Il s’agit de dispositions d’ordre public qui s’appliquent immédiatement, et il ne peut y être dérogé par contrat. En conséquence, les résidences services qui prévoyaient avant l’entrée en vigueur de la loi du 13 juillet 2006 la fourniture de services de soins ou d’aide et d’accompagnement exclusivement liés à la personne aux résidents doivent se mettre en conformité avec ces dispositions, ce qui suppose la modification du règlement de copropriété, en ce sens.
Les articles L. 7231-1 et suivants et D. 7231 et suivants du Code du travail ouvrent la possibilité pour les résidences de services d’être agréées au titre des services à la personne pour les services d’aide à domicile rendus aux résidents, ces services d’aide comprenant notamment les services d’assistance aux personnes âgées, aux personnes handicapées ou aux autres personnes qui ont besoin d’une aide personnelle à leur domicile ou d’une aide à la mobilité dans l’environnement de proximité favorisant leur maintien à domicile.
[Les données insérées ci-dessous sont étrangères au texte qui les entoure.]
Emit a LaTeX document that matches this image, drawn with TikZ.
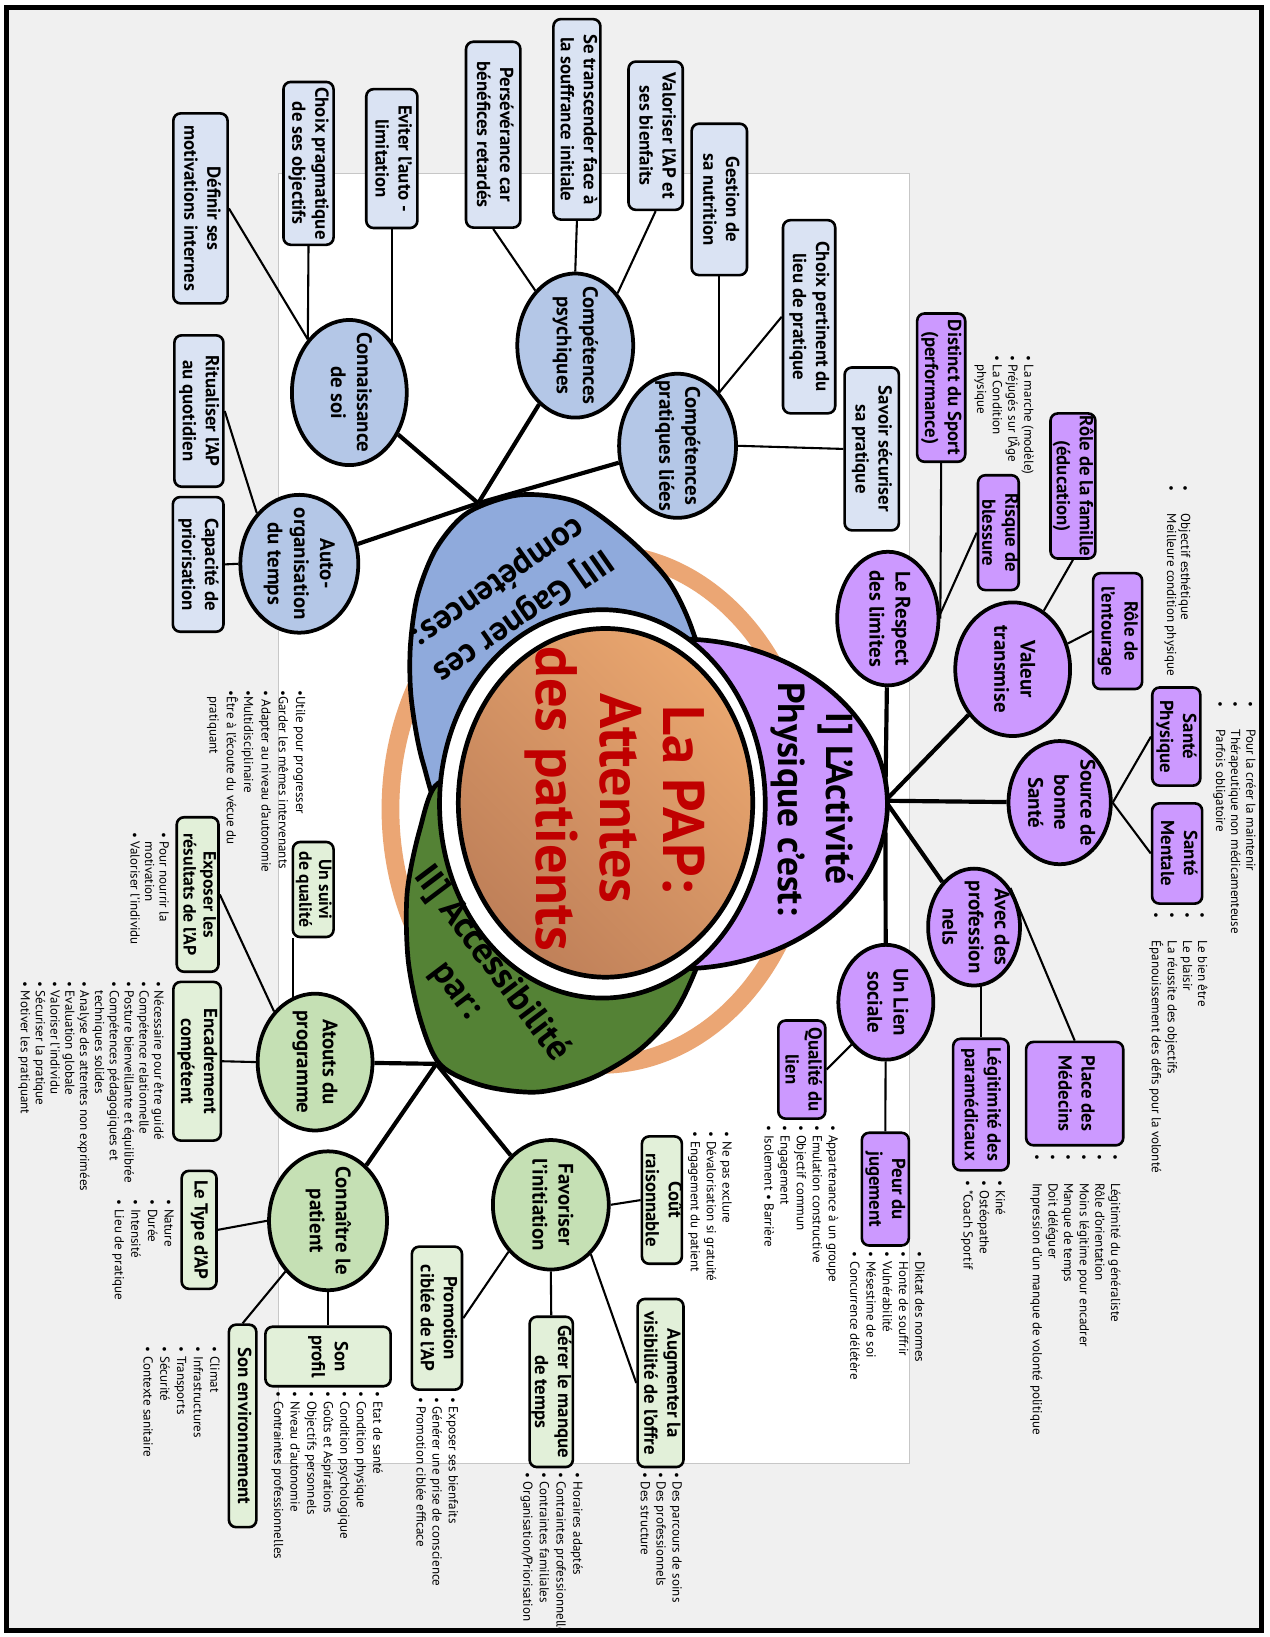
\documentclass[tikz,border=0pt]{standalone}
\usepackage{graphicx}
\usepackage{fontspec}
\setmainfont{PT Sans}
\usetikzlibrary{shapes.geometric}
\pgfdeclarelayer{bg}
\pgfsetlayers{bg,main}
\definecolor{bluepetal}{HTML}{8FAADC}
\definecolor{blueell}{HTML}{B4C7E7}
\definecolor{bluebox}{HTML}{DAE3F3}
\definecolor{purp}{HTML}{CC99FF}
\definecolor{greenpetal}{HTML}{548235}
\definecolor{greenell}{HTML}{C5E0B4}
\definecolor{greenbox}{HTML}{E2F0D9}
\definecolor{ringor}{HTML}{EBA674}
\definecolor{corelight}{HTML}{E9A66F}
\definecolor{coredark}{HTML}{BF8059}
\definecolor{redtxt}{HTML}{C00000}
\definecolor{bggrey}{HTML}{F0F0F0}
\newcommand\vt[1]{\rotatebox{-90}{\begin{tabular}{@{}c@{}}#1\end{tabular}}}
\newcommand\vl[1]{\rotatebox{-90}{\begin{tabular}{@{}l@{}}#1\end{tabular}}}
\newcommand\hb[1]{\makebox[27pt][l]{•}#1}
\newcommand\ellnode[7]{\node[#1, minimum width=#5pt, minimum height=#6pt] (#2) at (#3,#4) {}; \node[etxt] at (#2) {\vt{#7}};}
\newcommand\boxnode[8][]{\node[#2, minimum width=#6pt, minimum height=#7pt] (#3) at (#4,#5) {}; \node[btxt,#1] at (#3) {\vt{#8}};}
\begin{document}
\begin{tikzpicture}[x=1pt,y=-1pt,
  ell/.style={ellipse, draw, line width=3.6pt, inner sep=0pt},
  bell/.style={ell, fill=blueell}, pell/.style={ell, fill=purp}, gell/.style={ell, fill=greenell},
  rbox/.style={rectangle, rounded corners=7pt, draw, line width=2.5pt, inner sep=0pt},
  bbox/.style={rbox, fill=bluebox}, pbox/.style={rbox, fill=purp}, gbox/.style={rbox, fill=greenbox},
  etxt/.style={inner sep=0pt, font=\fontsize{20}{25}\selectfont\bfseries},
  btxt/.style={inner sep=0pt, font=\fontsize{18}{22}\selectfont\bfseries},
  hubline/.style={line width=4pt},
  leaf/.style={line width=2pt},
  petal/.style={line width=4.5pt},
  note/.style={inner sep=0pt, anchor=north east, font=\fontsize{12.5}{15.5}\selectfont}]
\useasboundingbox (0,0) rectangle (1216,1568);
\begin{pgfonlayer}{bg}
  \fill[bggrey] (6,7) rectangle (1208,1562);
  \draw[fill=white, draw=black!22, line width=0.8pt] (267,166) rectangle (871,1402);
\end{pgfonlayer}
% ring and petals
\draw[ringor, line width=17pt] (575,775) ellipse [x radius=201pt, y radius=245pt];
\draw[petal, fill=bluepetal] plot[smooth cycle] coordinates {(405,730) (394,670) (393,620) (400,570) (418,525) (448,491) (498,474) (553,481) (601,515) (640,556) (663,603) (678,665) (655,725) (590,765) (500,790) (430,790)};
\draw[petal, fill=greenpetal] plot[smooth cycle] coordinates {(420,750) (402,795) (390,855) (391,920) (403,978) (422,1020) (463,1040) (515,1046) (566,1033) (612,1006) (646,970) (668,925) (690,860) (650,800) (560,770) (470,752)};
\draw[petal, fill=purp] (650,770) ellipse [x radius=200pt, y radius=158pt];
\draw[petal, fill=white] (577,770) ellipse [x radius=156pt, y radius=186pt];
\shade[top color=corelight, bottom color=coredark, shading angle=-45] (580,769) ellipse [x radius=141pt, y radius=167pt];
\draw[petal] (580,769) ellipse [x radius=141pt, y radius=167pt];
% petal texts
\node[rotate=-90, font=\fontsize{36}{46}\selectfont\bfseries, align=center] (tact) at (778,765) {I] L'Activité\\Physique c'est:};
\node[rotate=-90, font=\fontsize{56}{61}\selectfont\bfseries, text=redtxt, align=center] (tpap) at (589,765) {La PAP:\\Attentes\\des patients};
\node[rotate=-145, font=\fontsize{33}{40}\selectfont\bfseries, align=center] (tgag) at (489,573) {III] Gagner ces\\compétences:};
\node[rotate=-53, font=\fontsize{35}{42}\selectfont\bfseries, align=center] (tacc) at (454,936) {II] Accessibilité\\par:};
% hubs
\coordinate (bhub) at (458,482);
\coordinate (phub) at (848,767);
\coordinate (ghub) at (418,1019);
% blue nodes
\ellnode{bell}{conn}{334.6}{376}{110}{139}{Connaissance\\de soi}
\ellnode{bell}{auto}{286.7}{540}{113}{132}{Auto-\\organisation\\du temps}
\ellnode{bell}{psych}{551}{331}{111}{138}{Compétences\\psychiques}
\ellnode{bell}{prat}{649}{427}{112}{138}{Compétences\\pratiques liées}
\boxnode{bbox}{defi}{192}{199.6}{52}{182}{Définir ses\\motivations internes}
\boxnode{bbox}{choixp}{295.5}{156.5}{48}{156}{Choix pragmatique\\de ses objectifs}
\boxnode{bbox}{evit}{375.3}{151.9}{49}{133}{Eviter l'auto -\\limitation}
\boxnode{bbox}{pers}{472.4}{129}{52}{178}{Persévérance car\\bénéfices retardés}
\boxnode{bbox}{setr}{552.6}{114.3}{45}{192}{Se transcender face à\\la souffrance initiale}
\boxnode{bbox}{valo}{628}{130}{52}{142}{Valoriser l'AP et\\ses bienfaits}
\boxnode{bbox}{gest}{689}{191}{53}{145}{Gestion de\\sa nutrition}
\boxnode{bbox}{choixl}{775}{303.4}{50}{185}{Choix pertinent du\\lieu de pratique}
\boxnode{bbox}{sav}{835}{430}{52}{156}{Savoir sécuriser\\sa pratique}
\boxnode{bbox}{rit}{190.5}{393.7}{47}{145}{Ritualiser l'AP\\au quotidien}
\boxnode{bbox}{cap}{189.8}{540.6}{48.5}{129}{Capacité de\\priorisation}
% purple nodes
\ellnode{pell}{resp}{850.4}{592.5}{97}{128}{Le Respect\\des limites}
\ellnode{pell}{val}{970}{641}{110}{128}{Valeur\\transmise}
\ellnode{pell}{src}{1015}{768.8}{98}{118}{Source de\\bonne\\Santé}
\ellnode{pell}{avec}{933}{888}{88}{112}{Avec des\\profession\\nels}
\ellnode{pell}{lien}{848.5}{960}{91}{110}{Un Lien\\sociale}
\boxnode{pbox}{dist}{901.5}{371.3}{46}{142}{Distinct du Sport\\(performance)}
\boxnode{pbox}{risq}{956.3}{510.2}{39}{110}{Risque de\\blessure}
\boxnode{pbox}{fam}{1027.7}{465.5}{43}{139}{Rôle de la famille\\(éducation)}
\boxnode{pbox}{ent}{1070.5}{604.5}{47}{111}{Rôle de\\l'entourage}
\boxnode{pbox}{sphy}{1126.7}{705.5}{46}{94}{Santé\\Physique}
\boxnode{pbox}{smen}{1127.5}{817.5}{48}{96}{Santé\\Mentale}
\boxnode{pbox}{med}{1029.4}{1047.5}{93}{99}{Place des\\Médecins}
\boxnode{pbox}{legit}{939.5}{1058}{53}{126}{Légitimité des\\paramédicaux}
\boxnode{pbox}{peur}{848}{1139}{45}{108}{Peur du\\jugement}
\boxnode{pbox}{qual}{768}{1024.5}{45}{94}{Qualité du\\lien}
% green nodes
\ellnode{gell}{atouts}{301.8}{1017.3}{110}{131}{Atouts du\\programme}
\ellnode{gell}{kn}{314.2}{1169.3}{113}{133}{Connaître le\\patient}
\ellnode{gell}{fav}{527.6}{1154}{111}{124}{Favoriser\\l'initiation}
\boxnode[font=\fontsize{17}{19}\selectfont\bfseries]{gbox}{suivi}{300}{852}{39}{91}{Un suivi\\de qualité}
\boxnode[font=\fontsize{17}{19}\selectfont\bfseries]{gbox}{expo}{189.3}{856.8}{40}{148}{Exposer les\\résultats de l'AP}
\boxnode{gbox}{enc}{188.8}{1016.5}{45.5}{152}{Encadrement\\compétent}
\boxnode{gbox}{type}{190.7}{1178}{33.4}{113}{Le Type d'AP}
\boxnode{gbox}{prof}{314.2}{1299.3}{120}{57}{Son\\profil}
\boxnode{gbox}{env}{232.4}{1365.8}{26.3}{194}{Son environnement}
\boxnode{gbox}{cout}{634}{1149.5}{38.3}{122}{Coût\\raisonnable}
\boxnode{gbox}{aug}{632.7}{1324.7}{44}{161}{Augmenter la\\visibilité de l'offre}
\boxnode{gbox}{ger}{528}{1333.2}{41.5}{144}{Gérer le manque\\de temps}
\boxnode{gbox}{promo}{418.5}{1262.6}{48}{137}{Promotion\\ciblée de l'AP}
% notes
\node[note, font=\fontsize{12.5}{15}\selectfont] (nA) at (992,340) {\vl{• La marche (modèle)\\• Préjugés sur l'Âge\\• La Condition\\\phantom{• }physique}};
\node[note, font=\fontsize{12.5}{13.5}\selectfont] (nB) at (1141,465) {\vl{\hb{Objectif esthétique}\\\hb{Meilleure condition physique}}};
\node[note, font=\fontsize{12.5}{14.4}\selectfont] (nC) at (1204,672) {\vl{\hb{Pour la créer la maintenir}\\\hb{Thérapeutique non médicamenteuse}\\\hb{Parfois obligatoire}}};
\node[note, font=\fontsize{12.5}{14.5}\selectfont] (nD) at (1158,874) {\vl{\hb{Le bien être}\\\hb{Le plaisir}\\\hb{La réussite des objectifs}\\\hb{Épanouissement des défis pour la volonté}}};
\node[note, font=\fontsize{12.5}{15}\selectfont] (nE) at (1075,1106) {\vl{\hb{Légitimité du généraliste}\\\hb{Rôle d'orientation}\\\hb{Moins légitime pour encadrer}\\\hb{Manque de temps}\\\hb{Doit déléguer}\\\hb{Impression d'un manque de volonté politique}}};
\node[note, font=\fontsize{12.5}{15.5}\selectfont] (nF) at (965,1131) {\vl{• Kiné\\• Ostéopathe\\• *Coach Sportif}};
\node[note, font=\fontsize{12.5}{15.6}\selectfont] (nG) at (888,1199) {\vl{• Diktat des normes\\• Honte de souffrir\\• Vulnérabilité\\• Mésestime de soi\\• Concurrence délétère}};
\node[note, font=\fontsize{12.5}{15.4}\selectfont] (nH) at (805,1078) {\vl{• Appartenance à un groupe\\• Emulation constructive\\• Objectif commun\\• Engagement\\• Isolement • Barrière}};
\node[note, font=\fontsize{12.5}{15.2}\selectfont] (nI) at (703,1084) {\vl{• Ne pas exclure\\• Dévalorisation si gratuité\\• Engagement du patient}};
\node[note, font=\fontsize{12.5}{16.6}\selectfont] (nJ) at (295.5,661) {\vl{•Utile pour progresser\\•Garder les mêmes intervenants\\• Adapter au niveau d'autonomie\\•Multidisciplinaire\\•Être à l'écoute du vécue du\\\phantom{•}pratiquant}};
\node[note, font=\fontsize{12.5}{14}\selectfont] (nK) at (163,797) {\vl{• Pour nourrir la\\\phantom{• }motivation\\• Valoriser l'individu}};
\node[note, font=\fontsize{12.5}{14.2}\selectfont] (nL) at (158,940) {\vl{• Nécessaire pour être guidé\\• Compétence relationnelle\\• Posture bienveillante et équilibrée\\• Compétences pédagogiques et\\\phantom{• }techniques solides\\• Analyse des attentes non exprimées\\• Evaluation globale\\• Valoriser l'individu\\• Sécuriser la pratique\\• Motiver les pratiquant}};
\node[note, font=\fontsize{12.5}{15.9}\selectfont] (nM) at (169,1149) {\vl{• Nature\\• Durée\\• Intensité\\• Lieu de pratique}};
\node[note, font=\fontsize{12.5}{15.85}\selectfont] (nN) at (369,1333) {\vl{• Etat de santé\\• Condition physique\\• Condition psychologique\\• Goûts et Aspirations\\• Objectifs personnels\\• Niveau d'autonomie\\• Contraintes professionnelles}};
\node[note, font=\fontsize{12.5}{16}\selectfont] (nO) at (213,1290) {\vl{• Climat\\• Infrastructures\\• Transports\\• Sécurité\\• Contexte sanitaire}};
\node[note, font=\fontsize{12.5}{15.5}\selectfont] (nP) at (441,1338) {\vl{• Exposer ses bienfaits\\• Générer une prise de conscience\\• Promotion ciblée efficace}};
\node[note, font=\fontsize{12.5}{16}\selectfont] (nQ) at (560.6,1410) {\vl{• Horaires adaptés\\• Contraintes professionnelles\\• Contraintes familiales\\• Organisation/Priorisation}};
\node[note, font=\fontsize{12.5}{15.2}\selectfont] (nR) at (655,1410) {\vl{• Des parcours de soins\\• Des professionnels\\• Des structure}};
% connectors
\coordinate (suivibl) at ([xshift=1.5pt]suivi.south west);
\begin{pgfonlayer}{bg}
  \draw[hubline] (bhub) -- (conn);
  \draw[hubline] (bhub) -- (auto);
  \draw[hubline] (bhub) -- (psych);
  \draw[hubline] (bhub) -- (prat);
  \draw[hubline] (phub) -- (resp);
  \draw[hubline] (phub) -- (val);
  \draw[hubline] (phub) -- (src);
  \draw[hubline] (phub) -- (avec);
  \draw[hubline] (phub) -- (lien);
  \draw[hubline] (ghub) -- (atouts);
  \draw[hubline] (ghub) -- (kn);
  \draw[hubline] (ghub) -- (fav);
  \draw[leaf] (defi.east) -- (conn.128);
  \draw[leaf] (choixp.south) -- (conn.128);
  \draw[leaf] (evit.south) -- (evit.south |- conn.center);
  \draw[leaf] (pers.south) -- (psych.126);
  \draw[leaf] (setr.south) -- (psych.north);
  \draw[leaf] (valo.south) -- (psych.51);
  \draw[leaf] (gest.south) -- (gest.south |- prat.center);
  \draw[leaf] (choixl.west) -- (prat.52);
  \draw[leaf] (sav.west) -- (prat.east);
  \draw[leaf] (rit.east) -- (auto.130);
  \draw[leaf] (cap.east) -- (auto.west);
  \draw[leaf] (dist.south) -- (resp.east);
  \draw[leaf] (risq.west) -- (resp.5);
  \draw[leaf] (fam.south) -- (val.62);
  \draw[leaf] (ent.west) -- (val.25);
  \draw[leaf] (src.east) -- (sphy.west);
  \draw[leaf] (src.east) -- (smen.west);
  \draw[leaf] (med.north) -- (avec.47);
  \draw[leaf] (legit.north) -- (legit.north |- avec.center);
  \draw[leaf] (peur.north) -- (lien);
  \draw[leaf] (qual.east) -- (lien.231);
  \draw[leaf] (suivibl) -- (suivibl |- atouts.center);
  \draw[leaf] (expo.east) -- (atouts.129);
  \draw[leaf] (enc.east) -- (atouts.west);
  \draw[leaf] (type.east) -- (kn.west);
  \draw[leaf] (kn.south) -- (prof.north);
  \draw[leaf] (env.north) -- (kn.230);
  \draw[leaf] (cout.west) -- (fav.east);
  \draw[leaf] (aug.west) -- (fav.309);
  \draw[leaf] (ger.north) -- (fav.south);
  \draw[leaf] (promo.east) -- (fav.228);
\end{pgfonlayer}
% outer margin and frame
\fill[white, even odd rule] (-5,-5) rectangle (1221,1573) (6,7) rectangle (1208,1562);
\draw[line width=5pt] (6,7) rectangle (1208,1562);
\end{tikzpicture}
\end{document}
L’article 2 de l’arrêté du 24 novembre 2006 pris pour l’application des articles précités du Code du travail précise que les services d’assistance comprennent notamment l’accompagnement et l’aide aux personnes dans les actes essentiels de la vie quotidienne (mobilisation, déplacements, toilette, habillage, alimentation, fonctions d’élimination, garde-malade, soutien des activités intellectuelles, sensorielles et motrices, transport…), ainsi que dans les actes de soins relevant d’actes médicaux ou réalisés sur prescription médicale sont exclus des services d’assistance ouvrant droit à agrément, au titre des services à la personne.